Zu den Sozialleistungen gehören in der Krankenversicherung u. a. die

  • stationäre Behandlung in einem Krankenhaus,
  • vertragsärztliche/-zahnärztliche Behandlung (einschließlich einer Behandlung im Krankenhaus im Rahmen einer Ermächtigung),
  • Abgabe von Heil- oder Hilfsmitteln,
  • Eingliederung von Zahnersatz,
  • besonderen Therapieformen (z. B. ambulante Psychotherapie, logopädische Behandlung),
  • Schwangerschaftsgymnastik.

Der hör- oder sprachbehinderte Mensch darf nicht darauf verwiesen werden, sich schriftlich zu äußern.

Amtssprache im Verwaltungsverfahren

Hör- oder sprachbehinderte Menschen dürfen zur Verständigung in der Amtssprache (deutsch) die Gebärdensprache oder andere Kommunikationshilfen verwenden. Zum Verwaltungsverfahren gehören u. a.

  • die Einleitung des Verfahrens durch einen Antrag (z. B. Leistungsantrag),
  • ein Ersuchen um Auskunft oder Beratung,
  • die Beteiligung innerhalb eines Verfahrens (z. B. aufgrund von Mitwirkungspflichten, Anhörung, Akteneinsicht) oder
  • die Wahrnehmung von Rechten und Pflichten innerhalb eines Widerspruchsverfahrens.

Höhe der Kostenübernahme

Dolmetscher erhalten eine Vergütung nach dem Justizvergütungs- und entschädigungsgesetz (JVEG). Ersetzt werden nur die Kosten des nächstgelegenen Dolmetschers am Einsatzort.
Der Anspruch auf Kostenübernahme beschränkt sich auf die deutsche Gebärdensprache und die deutsche Lautsprache. Kosten, die durch einen Fremdsprachendolmetscher bzw. eine ausländische Gebärdensprache (zusätzlich) entstehen, werden nicht übernommen.

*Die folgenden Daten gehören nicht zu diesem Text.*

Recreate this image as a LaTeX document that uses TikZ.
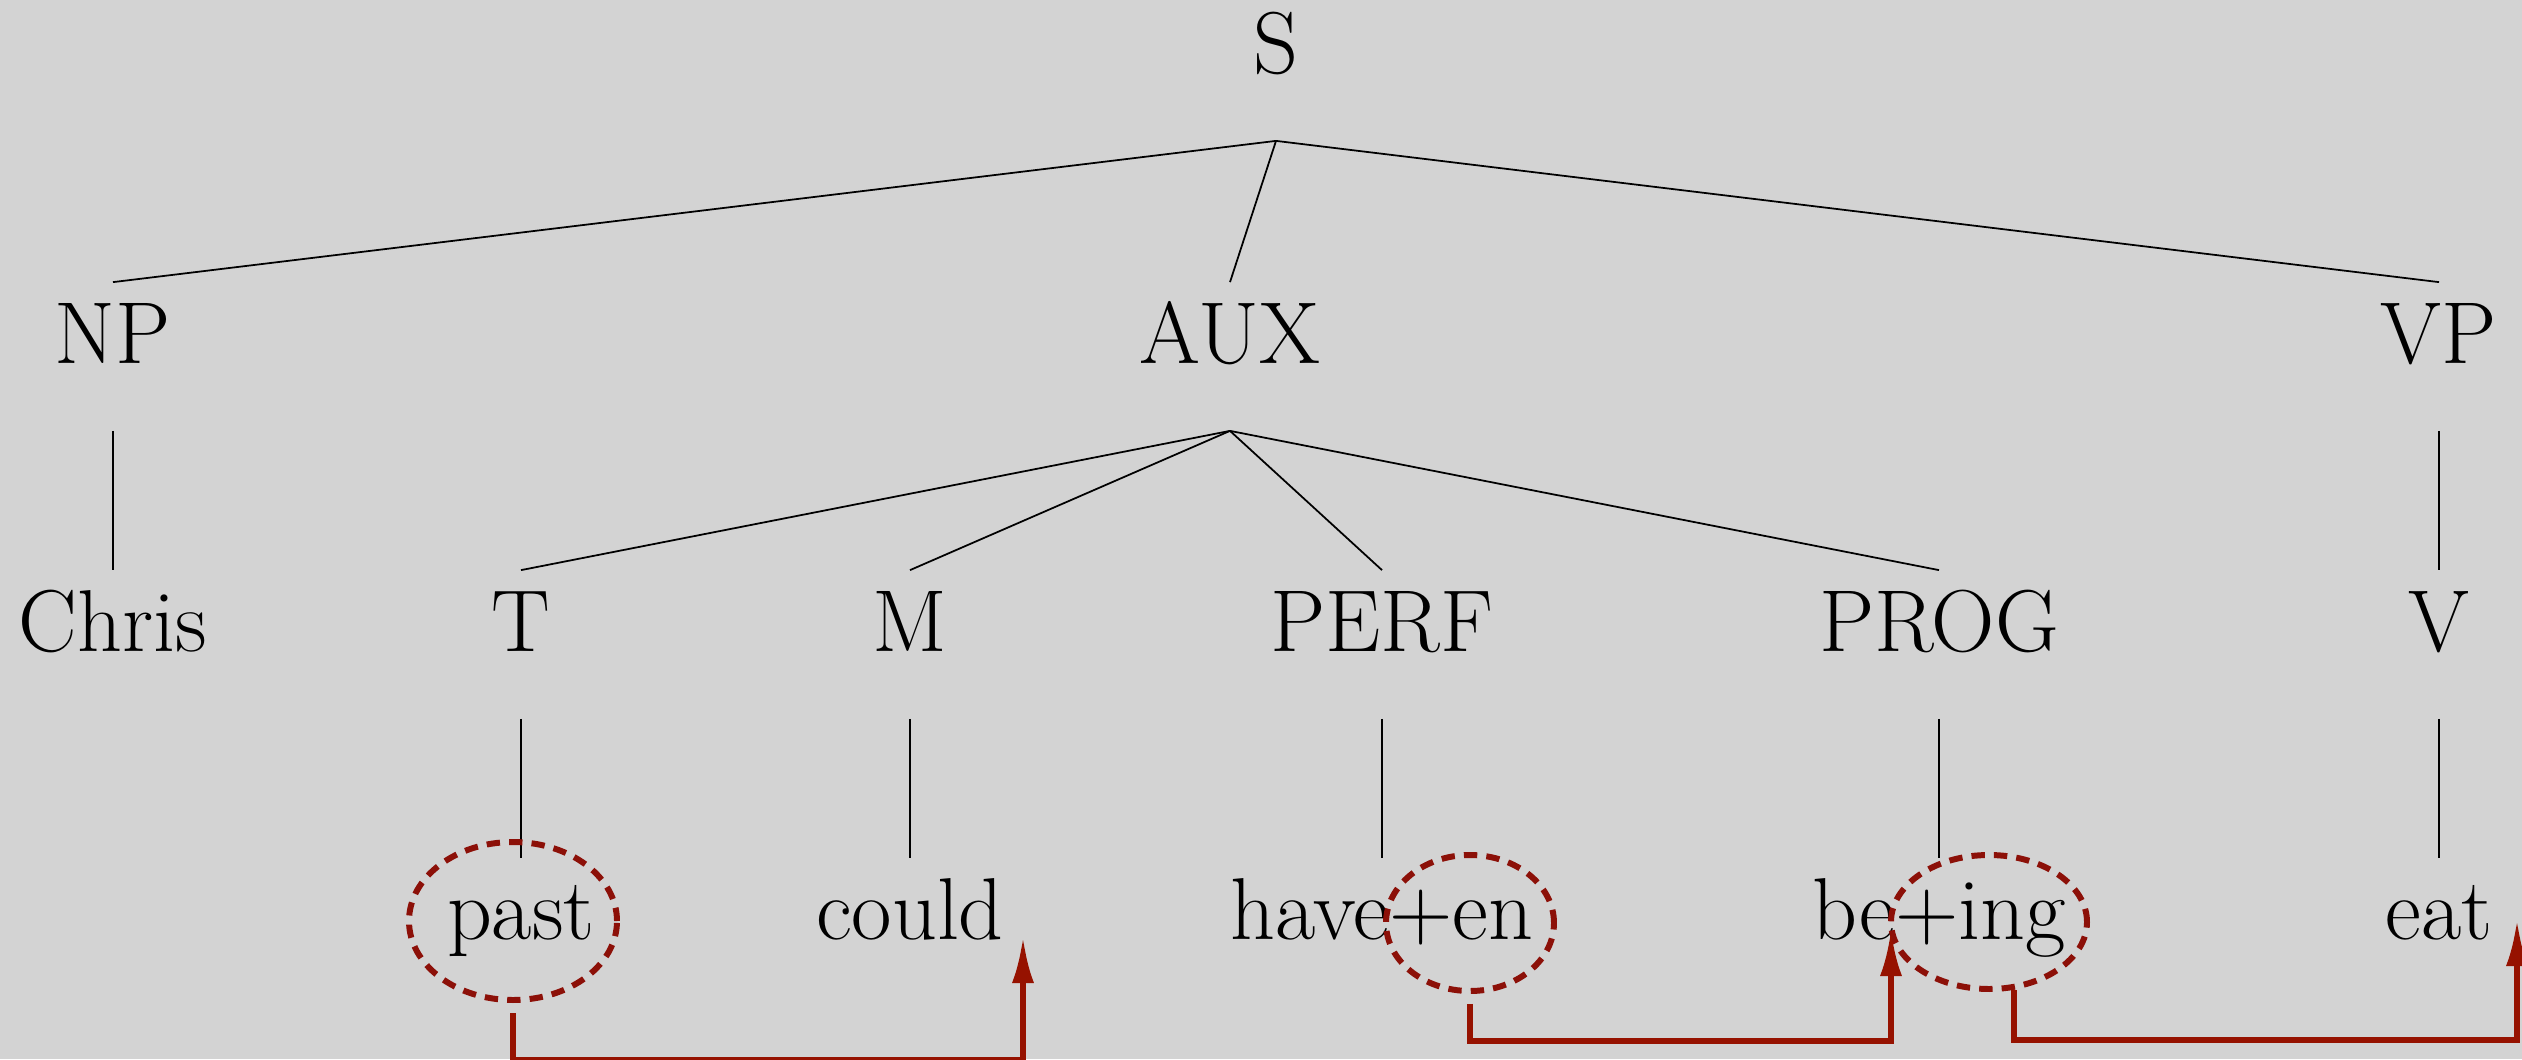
\documentclass[tikz,border=0pt]{standalone}
\usepackage{tikz}
\usetikzlibrary{shapes.geometric,arrows.meta}

\definecolor{bggray}{RGB}{211,211,211}
\definecolor{hopred}{RGB}{150,18,0}
\definecolor{ringred}{RGB}{140,16,8}

\begin{document}
\begin{tikzpicture}
	[every path/.style={black,line width=0.5pt},
	 cat/.style={anchor=base,inner sep=0pt,text height=0.8cm,text depth=0.67cm,font=\fontsize{25}{30}\selectfont},
	 word/.style={anchor=base,inner sep=0pt,text height=0.8cm,text depth=0.67cm,font=\fontsize{25}{30}\selectfont},
	 affix/.style={draw,ellipse,ringred,line width=1.7pt,dash pattern=on 3.8pt off 2.6pt,inner sep=0pt},
	 hop/.style={hopred,line width=1.6pt,-{Latex[length=4.6mm,width=2.2mm]}},
	 scale=1 ]

\fill[bggray] (0,0) rectangle (25.22,-10.59);
\useasboundingbox (0,0) rectangle (25.22,-10.59);

\node [cat] (s) at (12.76,-0.73) {S};

\node [cat] (np) at (1.13,-3.63) {NP};
\node [cat] (aux) at (12.30,-3.63) {AUX};
\node [cat] (vp) at (24.39,-3.63) {VP};

\node [word] (chris) at (1.13,-6.51) {Chris};
\node [cat] (t) at (5.21,-6.51) {T};
\node [cat] (m) at (9.10,-6.51) {M};
\node [cat] (perf) at (13.82,-6.51) {PERF};
\node [cat] (prog) at (19.39,-6.51) {PROG};
\node [cat] (v) at (24.39,-6.51) {V};

\node [word] (past) at (5.21,-9.39) {past};
\node [word] (could) at (9.10,-9.39) {could};
\node [word] (haveen) at (13.82,-9.39) {have+en};
\node [word] (being) at (19.39,-9.39) {be+ing};
\node [word] (eat) at (24.39,-9.39) {eat};

  \draw (s.south) -- (np.north);
  \draw (s.south) -- (aux.north);
  \draw (s.south) -- (vp.north);
  \draw (np.south) -- (chris.north);
  \draw (aux.south) -- (t.north);
  \draw (aux.south) -- (m.north);
  \draw (aux.south) -- (perf.north);
  \draw (aux.south) -- (prog.north);
  \draw (vp.south) -- (v.north);
  \draw (t.south) -- (past.north);
  \draw (m.south) -- (could.north);
  \draw (perf.south) -- (haveen.north);
  \draw (prog.south) -- (being.north);
  \draw (v.south) -- (eat.north);


\node [affix,minimum width=2.08cm,minimum height=1.58cm] (pastring) at (5.13,-9.21) {};
\node [affix,minimum width=1.68cm,minimum height=1.36cm] (enring) at (14.70,-9.23) {};
\node [affix,minimum width=1.96cm,minimum height=1.34cm] (ingring) at (19.89,-9.22) {};

\coordinate (couldtip) at (10.23,-9.37);
\coordinate (betip) at (18.91,-9.30);
\coordinate (eattip) at (25.17,-9.20);

  \draw[hop] ([yshift=-1mm]pastring.south) -- ++(0,-0.47) -| (couldtip);
  \draw[hop] ([yshift=-1mm]enring.south) -- ++(0,-0.37) -| (betip);
  \draw[hop] (ingring.-70) -- ++(0,-0.50) -| (eattip);

\end{tikzpicture}
\end{document}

Ein hörbehinderter Mensch kann nicht fordern, dass Leistungen in seiner Muttersprache angeboten werden (z. B. Verhaltenstherapie durch einen griechischen Muttersprachler).

Vergütung/Abrechnung

Die Vergütung für den Gebärdensprachdolmetscher regelt das Justizvergütungs- und entschädigungsgesetz (JVEG). Alternativ können die Sozialleistungsträger den Einsatz und die Vergütung von Gebärdensprachdolmetschern in Verträgen vereinbaren.

Zuständiger Sozialleistungsträger

Die Kosten für einen Gebärdendolmetscher werden von dem Sozialleistungsträger übernommen, der für die Leistung zuständig ist oder das Verwaltungsverfahren durchführt.

Vertretung des hör- oder sprachbehinderten Menschen

Ein hör- oder sprachbehinderter Mensch kann im Zusammenhang mit der Inanspruchnahme von Leistungen oder im Verwaltungsverfahren vertreten werden (z. B. ein Elternteil des minderjährigen und nicht handlungsfähigen Kindes). Wenn der Vertreter ein hör- oder sprachbehinderter Mensch ist, sind die Kosten für einen Gebärdensprachdolmetscher von dem Leistungsträger zu übernehmen, der für die Leistung oder das Verwaltungsverfahren zuständig ist.